--- GIVEN INSTRUCTION ---
Copy verbatim the block of lines in the entries below whose first line contains "Write a Python" and whose last line contains "-4.58, -4.38, -4.18, -3.85, -3.2, -2.1, -1.05, 0.0]". Leave out all other lines.

--- INFORMATION SUPPLIED ---
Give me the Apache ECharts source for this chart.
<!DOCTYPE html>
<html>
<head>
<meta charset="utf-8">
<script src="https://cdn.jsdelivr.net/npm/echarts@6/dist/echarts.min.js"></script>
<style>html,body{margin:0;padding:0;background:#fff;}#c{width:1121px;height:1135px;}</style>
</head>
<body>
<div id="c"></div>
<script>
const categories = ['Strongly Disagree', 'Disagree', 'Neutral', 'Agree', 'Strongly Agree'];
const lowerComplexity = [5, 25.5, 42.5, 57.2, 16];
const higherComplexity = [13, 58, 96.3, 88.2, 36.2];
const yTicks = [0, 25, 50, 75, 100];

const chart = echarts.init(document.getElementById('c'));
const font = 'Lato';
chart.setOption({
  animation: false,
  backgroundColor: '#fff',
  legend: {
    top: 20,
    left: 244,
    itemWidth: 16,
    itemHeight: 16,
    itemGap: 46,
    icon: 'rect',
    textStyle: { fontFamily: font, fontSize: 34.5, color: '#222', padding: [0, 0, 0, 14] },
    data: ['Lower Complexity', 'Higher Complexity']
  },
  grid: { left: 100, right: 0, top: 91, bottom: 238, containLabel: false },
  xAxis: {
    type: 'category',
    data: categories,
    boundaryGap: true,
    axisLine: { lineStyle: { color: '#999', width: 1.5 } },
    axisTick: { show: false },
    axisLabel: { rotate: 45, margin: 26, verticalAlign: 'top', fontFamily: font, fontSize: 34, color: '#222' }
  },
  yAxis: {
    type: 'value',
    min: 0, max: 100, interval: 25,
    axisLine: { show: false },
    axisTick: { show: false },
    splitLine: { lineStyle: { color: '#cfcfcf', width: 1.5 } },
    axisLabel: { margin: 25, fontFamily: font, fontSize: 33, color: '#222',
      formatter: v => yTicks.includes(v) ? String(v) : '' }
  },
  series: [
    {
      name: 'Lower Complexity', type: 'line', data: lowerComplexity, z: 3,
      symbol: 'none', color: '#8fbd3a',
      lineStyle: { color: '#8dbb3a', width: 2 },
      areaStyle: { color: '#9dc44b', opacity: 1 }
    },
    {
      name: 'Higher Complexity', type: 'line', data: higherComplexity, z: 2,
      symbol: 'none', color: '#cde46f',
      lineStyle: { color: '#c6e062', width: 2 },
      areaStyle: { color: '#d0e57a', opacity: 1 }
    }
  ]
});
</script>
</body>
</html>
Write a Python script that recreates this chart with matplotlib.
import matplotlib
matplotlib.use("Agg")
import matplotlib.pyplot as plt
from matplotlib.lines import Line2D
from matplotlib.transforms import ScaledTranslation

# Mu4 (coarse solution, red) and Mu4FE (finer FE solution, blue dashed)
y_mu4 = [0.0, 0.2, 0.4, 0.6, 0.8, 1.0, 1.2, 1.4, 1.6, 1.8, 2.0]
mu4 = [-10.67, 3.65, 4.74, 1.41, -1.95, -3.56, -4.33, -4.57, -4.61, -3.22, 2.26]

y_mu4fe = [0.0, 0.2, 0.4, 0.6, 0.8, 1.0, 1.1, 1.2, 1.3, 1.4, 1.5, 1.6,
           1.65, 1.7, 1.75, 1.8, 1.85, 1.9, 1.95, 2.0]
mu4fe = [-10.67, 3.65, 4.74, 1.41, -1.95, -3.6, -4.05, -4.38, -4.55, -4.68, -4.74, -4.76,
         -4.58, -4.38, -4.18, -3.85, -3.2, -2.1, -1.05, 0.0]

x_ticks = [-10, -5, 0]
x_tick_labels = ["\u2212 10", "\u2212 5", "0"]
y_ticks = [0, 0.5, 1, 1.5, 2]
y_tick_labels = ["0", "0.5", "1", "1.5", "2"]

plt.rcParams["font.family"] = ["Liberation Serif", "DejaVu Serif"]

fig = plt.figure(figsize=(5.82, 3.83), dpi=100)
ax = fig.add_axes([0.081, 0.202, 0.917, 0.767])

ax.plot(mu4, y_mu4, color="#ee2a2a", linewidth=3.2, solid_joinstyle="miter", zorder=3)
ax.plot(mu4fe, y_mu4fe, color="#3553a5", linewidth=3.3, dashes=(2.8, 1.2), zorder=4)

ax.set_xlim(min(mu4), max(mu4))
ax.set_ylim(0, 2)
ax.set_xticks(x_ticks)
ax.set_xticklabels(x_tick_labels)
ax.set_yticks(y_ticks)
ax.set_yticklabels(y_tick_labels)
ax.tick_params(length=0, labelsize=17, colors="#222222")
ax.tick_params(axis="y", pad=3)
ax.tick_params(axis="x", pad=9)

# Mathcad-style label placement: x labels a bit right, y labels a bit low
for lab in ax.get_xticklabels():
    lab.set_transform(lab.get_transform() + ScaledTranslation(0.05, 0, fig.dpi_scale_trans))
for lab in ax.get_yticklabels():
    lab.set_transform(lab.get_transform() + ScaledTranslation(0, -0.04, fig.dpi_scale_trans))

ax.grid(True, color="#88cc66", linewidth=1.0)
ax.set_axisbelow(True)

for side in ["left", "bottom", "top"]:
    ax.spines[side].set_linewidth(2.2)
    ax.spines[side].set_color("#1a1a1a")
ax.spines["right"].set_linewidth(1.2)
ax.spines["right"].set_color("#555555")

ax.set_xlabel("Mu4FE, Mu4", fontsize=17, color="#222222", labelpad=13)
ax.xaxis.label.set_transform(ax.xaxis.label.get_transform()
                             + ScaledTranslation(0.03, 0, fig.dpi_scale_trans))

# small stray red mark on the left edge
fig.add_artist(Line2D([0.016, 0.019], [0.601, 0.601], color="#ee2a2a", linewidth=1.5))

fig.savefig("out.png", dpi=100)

--- TASK RESPONSE ---
Write a Python script that recreates this chart with matplotlib.
import matplotlib
matplotlib.use("Agg")
import matplotlib.pyplot as plt
from matplotlib.lines import Line2D
from matplotlib.transforms import ScaledTranslation

# Mu4 (coarse solution, red) and Mu4FE (finer FE solution, blue dashed)
y_mu4 = [0.0, 0.2, 0.4, 0.6, 0.8, 1.0, 1.2, 1.4, 1.6, 1.8, 2.0]
mu4 = [-10.67, 3.65, 4.74, 1.41, -1.95, -3.56, -4.33, -4.57, -4.61, -3.22, 2.26]

y_mu4fe = [0.0, 0.2, 0.4, 0.6, 0.8, 1.0, 1.1, 1.2, 1.3, 1.4, 1.5, 1.6,
           1.65, 1.7, 1.75, 1.8, 1.85, 1.9, 1.95, 2.0]
mu4fe = [-10.67, 3.65, 4.74, 1.41, -1.95, -3.6, -4.05, -4.38, -4.55, -4.68, -4.74, -4.76,
         -4.58, -4.38, -4.18, -3.85, -3.2, -2.1, -1.05, 0.0]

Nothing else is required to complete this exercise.